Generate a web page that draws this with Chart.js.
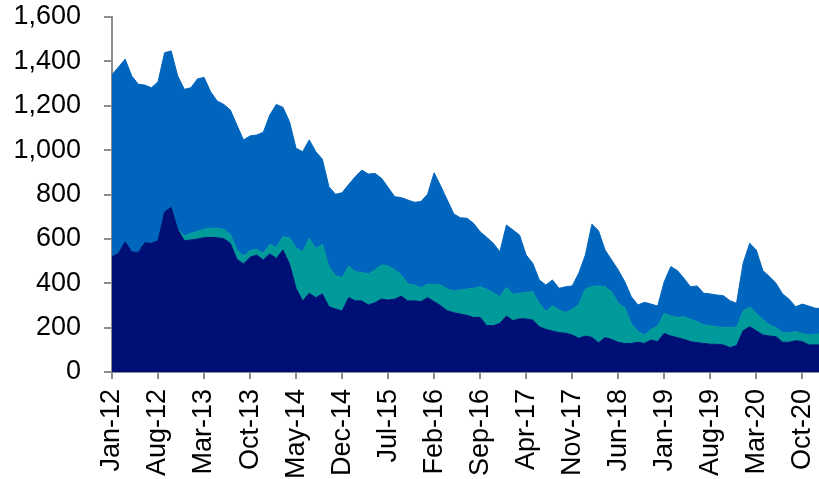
<!DOCTYPE html>
<html>
<head>
<meta charset="utf-8">
<script src="https://cdn.jsdelivr.net/npm/chart.js@4/dist/chart.umd.min.js"></script>
<style>
  html, body { margin: 0; padding: 0; background: #fff; overflow: hidden; }
  #wrap { position: absolute; left: 0; top: 0; width: 822px; height: 479px; }
</style>
</head>
<body>
<div id="wrap"><canvas id="chart"></canvas></div>
<script>
// months Jan-12 .. Jan-21
const monthNames = ["Jan", "Feb", "Mar", "Apr", "May", "Jun", "Jul", "Aug", "Sep", "Oct", "Nov", "Dec"];
const years = ["12", "13", "14", "15", "16", "17", "18", "19", "20", "21"];
const tickLabels = ["Jan-12", "Aug-12", "Mar-13", "Oct-13", "May-14", "Dec-14", "Jul-15", "Feb-16",
  "Sep-16", "Apr-17", "Nov-17", "Jun-18", "Jan-19", "Aug-19", "Mar-20", "Oct-20"];
const yTicks = [0, 200, 400, 600, 800, 1000, 1200, 1400, 1600];

// bottom series (navy)
const navy = [520, 535, 587, 542, 539, 583, 580, 592, 722, 742, 643, 592, 595, 599, 605, 607, 605, 601, 580, 508,
  487, 517, 527, 505, 532, 512, 550, 487, 377, 320, 355, 335, 352, 294, 284, 275, 335, 321, 320, 302,
  312, 329, 324, 328, 342, 320, 321, 317, 335, 317, 299, 276, 267, 261, 255, 246, 246, 209, 209, 219,
  252, 231, 240, 239, 234, 204, 192, 185, 177, 175, 167, 152, 162, 156, 132, 155, 147, 134, 128, 129,
  134, 129, 144, 137, 174, 162, 155, 147, 137, 132, 129, 125, 125, 122, 110, 119, 186, 204, 186, 167,
  162, 159, 134, 134, 141, 137, 122, 122, 122];

// middle series (teal)
const teal = [0, 0, 0, 0, 0, 0, 0, 0, 0, 0, 2, 21, 30, 34, 39, 41, 42, 42, 40, 42,
  36, 30, 26, 30, 43, 50, 60, 118, 183, 222, 247, 222, 223, 181, 150, 150, 143, 131, 129, 140,
  148, 153, 154, 132, 95, 77, 71, 63, 60, 78, 93, 98, 98, 109, 119, 131, 138, 164, 148, 120,
  130, 119, 115, 120, 128, 106, 80, 114, 103, 93, 115, 153, 212, 228, 256, 229, 215, 176, 162, 90,
  48, 38, 48, 70, 90, 90, 91, 102, 100, 95, 83, 84, 79, 79, 91, 82, 89, 88, 78, 70,
  50, 41, 43, 43, 41, 37, 45, 49, 49];

// top series (blue)
const blue = [820, 840, 823, 792, 758, 710, 701, 716, 717, 705, 689, 661, 656, 688, 684, 615, 574, 563, 561, 563,
  523, 517, 515, 545, 583, 644, 583, 523, 448, 451, 444, 436, 384, 360, 367, 383, 367, 428, 461, 450,
  435, 391, 354, 330, 349, 378, 373, 388, 406, 503, 446, 401, 347, 325, 319, 293, 248, 234, 223, 203,
  280, 290, 262, 168, 128, 105, 120, 116, 97, 116, 106, 140, 153, 282, 249, 166, 143, 150, 117, 120,
  120, 147, 114, 90, 143, 223, 211, 173, 147, 161, 143, 143, 143, 143, 120, 109, 215, 288, 286, 220,
  218, 200, 175, 151, 112, 132, 130, 116, 116];

const labels = [];
years.forEach((y) => {
  monthNames.forEach((m) => {
    if (labels.length < navy.length) labels.push(m + "-" + y);
  });
});

function area(data, color, fill) {
  return {
    data: data,
    backgroundColor: color,
    borderColor: color,
    borderWidth: 1,
    pointRadius: 0,
    tension: 0,
    fill: fill
  };
}

const axisColor = "#8c8c8c";
const tickFont = { family: "'Liberation Sans', Arial, sans-serif", size: 27 };

new Chart(document.getElementById("chart"), {
  type: "line",
  data: {
    labels: labels,
    datasets: [
      area(navy, "#000f75", "origin"),
      area(teal, "#009a9a", "-1"),
      area(blue, "#0066bd", "-1")
    ]
  },
  options: {
    responsive: true,
    maintainAspectRatio: false,
    animation: false,
    layout: { padding: { top: 17, left: 0, right: 0, bottom: 0 } },
    plugins: { legend: { display: false }, tooltip: { enabled: false } },
    scales: {
      x: {
        type: "category",
        offset: false,
        grid: { display: true, drawOnChartArea: false, drawTicks: true, tickLength: 7, color: axisColor, lineWidth: 2 },
        border: { display: true, color: axisColor, width: 2 },
        ticks: {
          autoSkip: false,
          maxRotation: 90,
          minRotation: 90,
          padding: 10,
          color: "#000",
          font: tickFont,
          callback: function (val, i) {
            const l = labels[i];
            return tickLabels.includes(l) ? l : null;
          }
        },
        afterFit: function (scale) {
          scale.height = 107;
          // don't let label overhang shrink the plot
          scale.paddingLeft = 0;
          scale.paddingRight = 0;
        }
      },
      y: {
        stacked: true,
        min: 0,
        max: 1600,
        grid: { display: true, drawOnChartArea: false, drawTicks: true, tickLength: 8, color: axisColor, lineWidth: 2 },
        border: { display: true, color: axisColor, width: 2 },
        afterBuildTicks: function (scale) {
          scale.ticks = yTicks.map((v) => ({ value: v }));
        },
        ticks: {
          padding: 23,
          color: "#000",
          font: tickFont,
          callback: function (v) { return v.toLocaleString("en-US"); }
        },
        afterFit: function (scale) {
          scale.width = 112;
          scale.paddingTop = 0;
          scale.paddingBottom = 0;
        }
      }
    }
  }
});
</script>
</body>
</html>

• • • •

Exercise details -> Transcribe each line above verbatim, with the pictures left out.

The response ->
Generate a web page that draws this with Chart.js.
<!DOCTYPE html>
<html>
<head>
<meta charset="utf-8">
<script src="https://cdn.jsdelivr.net/npm/chart.js@4/dist/chart.umd.min.js"></script>
<style>
  html, body { margin: 0; padding: 0; background: #fff; overflow: hidden; }
  #wrap { position: absolute; left: 0; top: 0; width: 822px; height: 479px; }
</style>
</head>
<body>
<div id="wrap"><canvas id="chart"></canvas></div>
<script>
// months Jan-12 .. Jan-21
const monthNames = ["Jan", "Feb", "Mar", "Apr", "May", "Jun", "Jul", "Aug", "Sep", "Oct", "Nov", "Dec"];
const years = ["12", "13", "14", "15", "16", "17", "18", "19", "20", "21"];
const tickLabels = ["Jan-12", "Aug-12", "Mar-13", "Oct-13", "May-14", "Dec-14", "Jul-15", "Feb-16",
  "Sep-16", "Apr-17", "Nov-17", "Jun-18", "Jan-19", "Aug-19", "Mar-20", "Oct-20"];
const yTicks = [0, 200, 400, 600, 800, 1000, 1200, 1400, 1600];

// bottom series (navy)
const navy = [520, 535, 587, 542, 539, 583, 580, 592, 722, 742, 643, 592, 595, 599, 605, 607, 605, 601, 580, 508,
  487, 517, 527, 505, 532, 512, 550, 487, 377, 320, 355, 335, 352, 294, 284, 275, 335, 321, 320, 302,
  312, 329, 324, 328, 342, 320, 321, 317, 335, 317, 299, 276, 267, 261, 255, 246, 246, 209, 209, 219,
  252, 231, 240, 239, 234, 204, 192, 185, 177, 175, 167, 152, 162, 156, 132, 155, 147, 134, 128, 129,
  134, 129, 144, 137, 174, 162, 155, 147, 137, 132, 129, 125, 125, 122, 110, 119, 186, 204, 186, 167,
  162, 159, 134, 134, 141, 137, 122, 122, 122];

// middle series (teal)
const teal = [0, 0, 0, 0, 0, 0, 0, 0, 0, 0, 2, 21, 30, 34, 39, 41, 42, 42, 40, 42,
  36, 30, 26, 30, 43, 50, 60, 118, 183, 222, 247, 222, 223, 181, 150, 150, 143, 131, 129, 140,
  148, 153, 154, 132, 95, 77, 71, 63, 60, 78, 93, 98, 98, 109, 119, 131, 138, 164, 148, 120,
  130, 119, 115, 120, 128, 106, 80, 114, 103, 93, 115, 153, 212, 228, 256, 229, 215, 176, 162, 90,
  48, 38, 48, 70, 90, 90, 91, 102, 100, 95, 83, 84, 79, 79, 91, 82, 89, 88, 78, 70,
  50, 41, 43, 43, 41, 37, 45, 49, 49];

// top series (blue)
const blue = [820, 840, 823, 792, 758, 710, 701, 716, 717, 705, 689, 661, 656, 688, 684, 615, 574, 563, 561, 563,
  523, 517, 515, 545, 583, 644, 583, 523, 448, 451, 444, 436, 384, 360, 367, 383, 367, 428, 461, 450,
  435, 391, 354, 330, 349, 378, 373, 388, 406, 503, 446, 401, 347, 325, 319, 293, 248, 234, 223, 203,
  280, 290, 262, 168, 128, 105, 120, 116, 97, 116, 106, 140, 153, 282, 249, 166, 143, 150, 117, 120,
  120, 147, 114, 90, 143, 223, 211, 173, 147, 161, 143, 143, 143, 143, 120, 109, 215, 288, 286, 220,
  218, 200, 175, 151, 112, 132, 130, 116, 116];

const labels = [];
years.forEach((y) => {
  monthNames.forEach((m) => {
    if (labels.length < navy.length) labels.push(m + "-" + y);
  });
});

function area(data, color, fill) {
  return {
    data: data,
    backgroundColor: color,
    borderColor: color,
    borderWidth: 1,
    pointRadius: 0,
    tension: 0,
    fill: fill
  };
}

const axisColor = "#8c8c8c";
const tickFont = { family: "'Liberation Sans', Arial, sans-serif", size: 27 };

new Chart(document.getElementById("chart"), {
  type: "line",
  data: {
    labels: labels,
    datasets: [
      area(navy, "#000f75", "origin"),
      area(teal, "#009a9a", "-1"),
      area(blue, "#0066bd", "-1")
    ]
  },
  options: {
    responsive: true,
    maintainAspectRatio: false,
    animation: false,
    layout: { padding: { top: 17, left: 0, right: 0, bottom: 0 } },
    plugins: { legend: { display: false }, tooltip: { enabled: false } },
    scales: {
      x: {
        type: "category",
        offset: false,
        grid: { display: true, drawOnChartArea: false, drawTicks: true, tickLength: 7, color: axisColor, lineWidth: 2 },
        border: { display: true, color: axisColor, width: 2 },
        ticks: {
          autoSkip: false,
          maxRotation: 90,
          minRotation: 90,
          padding: 10,
          color: "#000",
          font: tickFont,
          callback: function (val, i) {
            const l = labels[i];
            return tickLabels.includes(l) ? l : null;
          }
        },
        afterFit: function (scale) {
          scale.height = 107;
          // don't let label overhang shrink the plot
          scale.paddingLeft = 0;
          scale.paddingRight = 0;
        }
      },
      y: {
        stacked: true,
        min: 0,
        max: 1600,
        grid: { display: true, drawOnChartArea: false, drawTicks: true, tickLength: 8, color: axisColor, lineWidth: 2 },
        border: { display: true, color: axisColor, width: 2 },
        afterBuildTicks: function (scale) {
          scale.ticks = yTicks.map((v) => ({ value: v }));
        },
        ticks: {
          padding: 23,
          color: "#000",
          font: tickFont,
          callback: function (v) { return v.toLocaleString("en-US"); }
        },
        afterFit: function (scale) {
          scale.width = 112;
          scale.paddingTop = 0;
          scale.paddingBottom = 0;
        }
      }
    }
  }
});
</script>
</body>
</html>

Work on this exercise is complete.